Given instruction: Copy out the records in full, word for word, without pictures.

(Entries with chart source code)
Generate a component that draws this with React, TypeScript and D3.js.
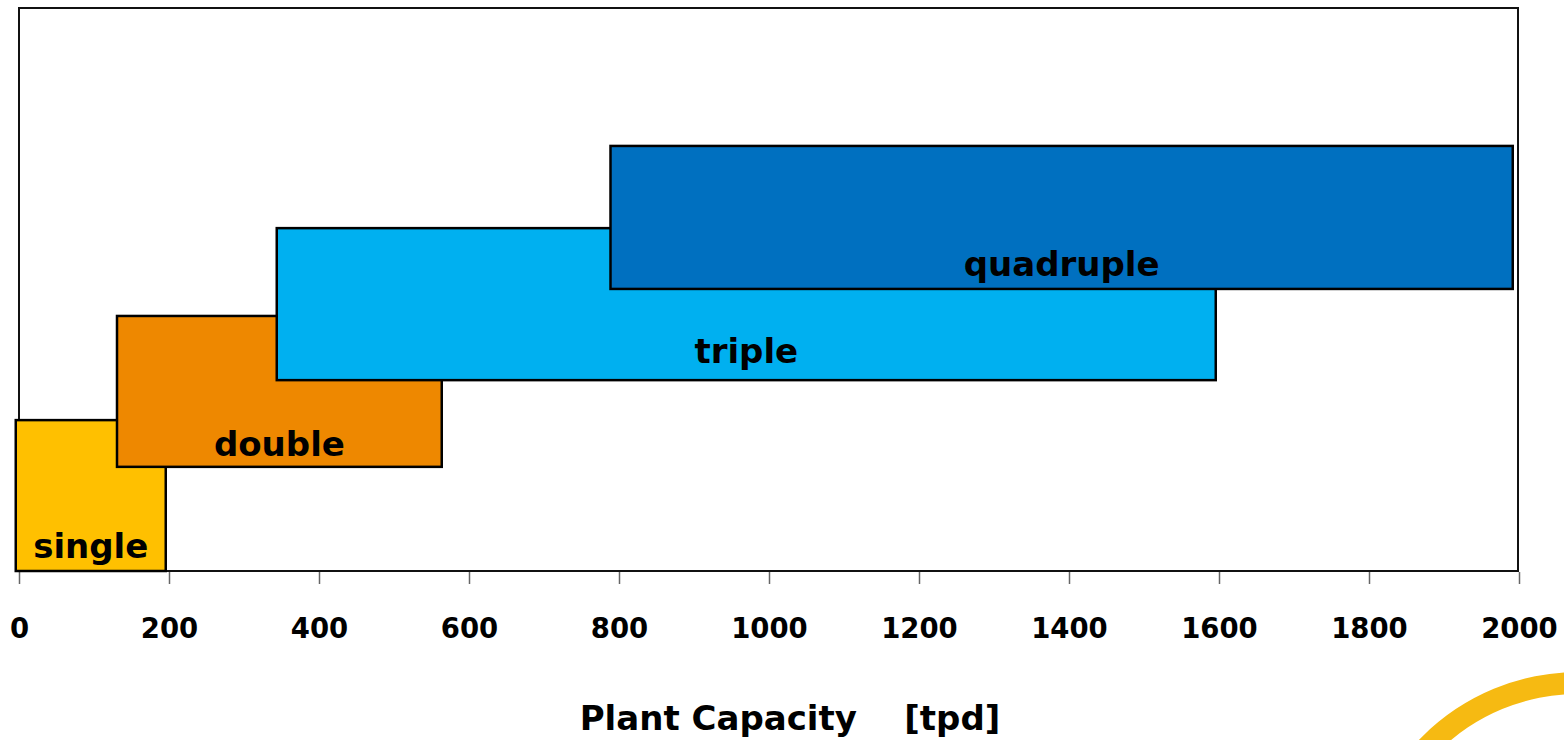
import React, { useEffect, useRef } from "react";
import * as d3 from "d3";

// plant configurations
const configs = ["single", "double", "triple", "quadruple"];
const capMin = [-5, 130, 343, 788];
const capMax = [195, 563, 1595, 1991];
const levelLow = [0, 18.5, 33.9, 50.1];
const levelHigh = [26.8, 45.3, 60.9, 75.5];
const xTicks = [0, 200, 400, 600, 800, 1000, 1200, 1400, 1600, 1800, 2000];

// styling
const colors = ["#FFC000", "#EE8800", "#00B0F0", "#0070C0"];
const labelLift = [13, 11, 17, 13];

const W = 1564;
const H = 740;
const FONT = "'DejaVu Sans', sans-serif";

function App() {
  const ref = useRef<SVGSVGElement>(null);

  useEffect(() => {
    const svg = d3.select(ref.current);
    svg.selectAll("*").remove();

    const x = d3.scaleLinear().domain([0, 2000]).range([19.5, 1519.5]);
    const y = d3.scaleLinear().domain([0, 100]).range([571, 8]);

    // frame
    svg
      .append("rect")
      .attr("x", 19)
      .attr("y", 8)
      .attr("width", 1499)
      .attr("height", 563)
      .attr("fill", "white")
      .attr("stroke", "#111")
      .attr("stroke-width", 2);

    // x axis
    const axis = svg.append("g").attr("transform", "translate(0,572)");
    axis
      .selectAll("line")
      .data(xTicks)
      .enter()
      .append("line")
      .attr("x1", (d) => x(d))
      .attr("x2", (d) => x(d))
      .attr("y1", 0)
      .attr("y2", 12)
      .attr("stroke", "#666")
      .attr("stroke-width", 1.5);
    axis
      .selectAll("text")
      .data(xTicks)
      .enter()
      .append("text")
      .attr("x", (d) => x(d))
      .attr("y", 66)
      .attr("text-anchor", "middle")
      .attr("font-family", FONT)
      .attr("font-weight", "bold")
      .attr("font-size", 27.5)
      .attr("fill", "#000")
      .text((d) => d);

    // bars
    const idx = d3.range(configs.length);
    svg
      .append("g")
      .selectAll("rect")
      .data(idx)
      .enter()
      .append("rect")
      .attr("x", (i) => x(capMin[i]))
      .attr("y", (i) => y(levelHigh[i]))
      .attr("width", (i) => x(capMax[i]) - x(capMin[i]))
      .attr("height", (i) => y(levelLow[i]) - y(levelHigh[i]))
      .attr("fill", (i) => colors[i])
      .attr("stroke", "#000")
      .attr("stroke-width", 2.5);

    svg
      .append("g")
      .selectAll("text")
      .data(idx)
      .enter()
      .append("text")
      .attr("x", (i) => x((capMin[i] + capMax[i]) / 2))
      .attr("y", (i) => y(levelLow[i]) - labelLift[i])
      .attr("text-anchor", "middle")
      .attr("font-family", FONT)
      .attr("font-weight", "bold")
      .attr("font-size", 34)
      .attr("fill", "#000")
      .text((i) => configs[i]);

    // axis title
    svg
      .append("text")
      .attr("x", 790)
      .attr("y", 730)
      .attr("text-anchor", "middle")
      .attr("font-family", FONT)
      .attr("font-weight", "bold")
      .attr("font-size", 34)
      .attr("fill", "#000")
      .attr("xml:space", "preserve")
      .style("white-space", "pre")
      .text("Plant Capacity    [tpd]");

    // decorative arc, bottom right
    const arc = d3
      .arc()
      .innerRadius(198)
      .outerRadius(220)
      .startAngle(-Math.PI)
      .endAngle(Math.PI);
    svg
      .append("path")
      .attr("transform", "translate(1578,892)")
      .attr("d", arc({} as any) as any)
      .attr("fill", "#F6BA12");
  }, []);

  return (
    <svg
      ref={ref}
      width={W}
      height={H}
      style={{ position: "absolute", left: 0, top: 0, background: "white" }}
    />
  );
}

export default App;
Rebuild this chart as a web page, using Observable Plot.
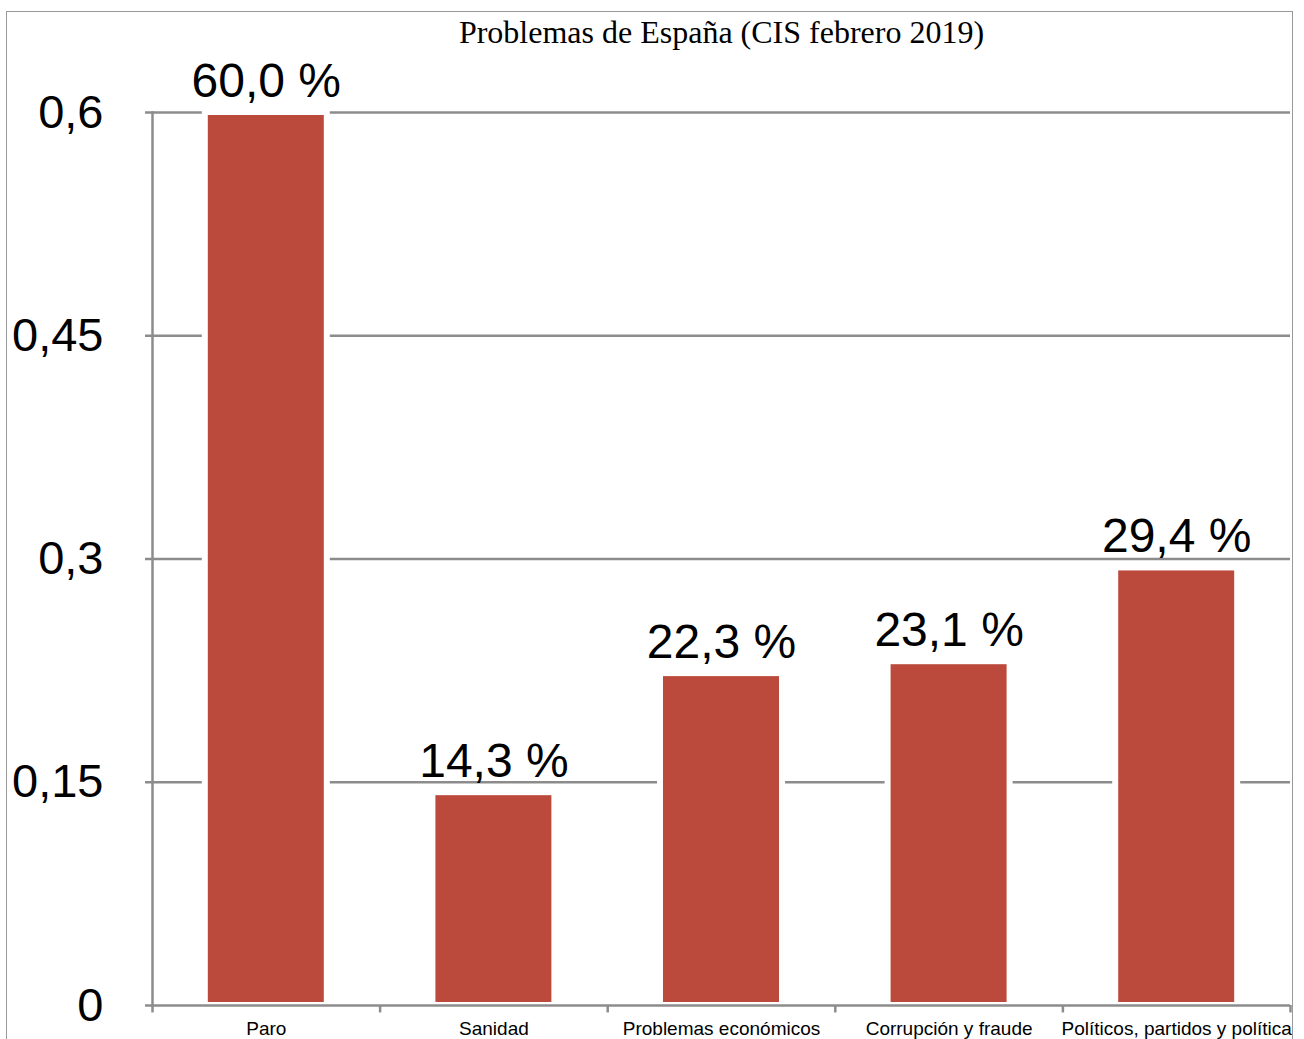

Complete output:
Generate a component that draws this with React, TypeScript and D3.js.
import React, { useEffect, useRef } from "react";
import * as d3 from "d3";

// plant configurations
const configs = ["single", "double", "triple", "quadruple"];
const capMin = [-5, 130, 343, 788];
const capMax = [195, 563, 1595, 1991];
const levelLow = [0, 18.5, 33.9, 50.1];
const levelHigh = [26.8, 45.3, 60.9, 75.5];
const xTicks = [0, 200, 400, 600, 800, 1000, 1200, 1400, 1600, 1800, 2000];

// styling
const colors = ["#FFC000", "#EE8800", "#00B0F0", "#0070C0"];
const labelLift = [13, 11, 17, 13];

const W = 1564;
const H = 740;
const FONT = "'DejaVu Sans', sans-serif";

function App() {
  const ref = useRef<SVGSVGElement>(null);

  useEffect(() => {
    const svg = d3.select(ref.current);
    svg.selectAll("*").remove();

    const x = d3.scaleLinear().domain([0, 2000]).range([19.5, 1519.5]);
    const y = d3.scaleLinear().domain([0, 100]).range([571, 8]);

    // frame
    svg
      .append("rect")
      .attr("x", 19)
      .attr("y", 8)
      .attr("width", 1499)
      .attr("height", 563)
      .attr("fill", "white")
      .attr("stroke", "#111")
      .attr("stroke-width", 2);

    // x axis
    const axis = svg.append("g").attr("transform", "translate(0,572)");
    axis
      .selectAll("line")
      .data(xTicks)
      .enter()
      .append("line")
      .attr("x1", (d) => x(d))
      .attr("x2", (d) => x(d))
      .attr("y1", 0)
      .attr("y2", 12)
      .attr("stroke", "#666")
      .attr("stroke-width", 1.5);
    axis
      .selectAll("text")
      .data(xTicks)
      .enter()
      .append("text")
      .attr("x", (d) => x(d))
      .attr("y", 66)
      .attr("text-anchor", "middle")
      .attr("font-family", FONT)
      .attr("font-weight", "bold")
      .attr("font-size", 27.5)
      .attr("fill", "#000")
      .text((d) => d);

    // bars
    const idx = d3.range(configs.length);
    svg
      .append("g")
      .selectAll("rect")
      .data(idx)
      .enter()
      .append("rect")
      .attr("x", (i) => x(capMin[i]))
      .attr("y", (i) => y(levelHigh[i]))
      .attr("width", (i) => x(capMax[i]) - x(capMin[i]))
      .attr("height", (i) => y(levelLow[i]) - y(levelHigh[i]))
      .attr("fill", (i) => colors[i])
      .attr("stroke", "#000")
      .attr("stroke-width", 2.5);

    svg
      .append("g")
      .selectAll("text")
      .data(idx)
      .enter()
      .append("text")
      .attr("x", (i) => x((capMin[i] + capMax[i]) / 2))
      .attr("y", (i) => y(levelLow[i]) - labelLift[i])
      .attr("text-anchor", "middle")
      .attr("font-family", FONT)
      .attr("font-weight", "bold")
      .attr("font-size", 34)
      .attr("fill", "#000")
      .text((i) => configs[i]);

    // axis title
    svg
      .append("text")
      .attr("x", 790)
      .attr("y", 730)
      .attr("text-anchor", "middle")
      .attr("font-family", FONT)
      .attr("font-weight", "bold")
      .attr("font-size", 34)
      .attr("fill", "#000")
      .attr("xml:space", "preserve")
      .style("white-space", "pre")
      .text("Plant Capacity    [tpd]");

    // decorative arc, bottom right
    const arc = d3
      .arc()
      .innerRadius(198)
      .outerRadius(220)
      .startAngle(-Math.PI)
      .endAngle(Math.PI);
    svg
      .append("path")
      .attr("transform", "translate(1578,892)")
      .attr("d", arc({} as any) as any)
      .attr("fill", "#F6BA12");
  }, []);

  return (
    <svg
      ref={ref}
      width={W}
      height={H}
      style={{ position: "absolute", left: 0, top: 0, background: "white" }}
    />
  );
}

export default App;
Rebuild this chart as a web page, using Observable Plot.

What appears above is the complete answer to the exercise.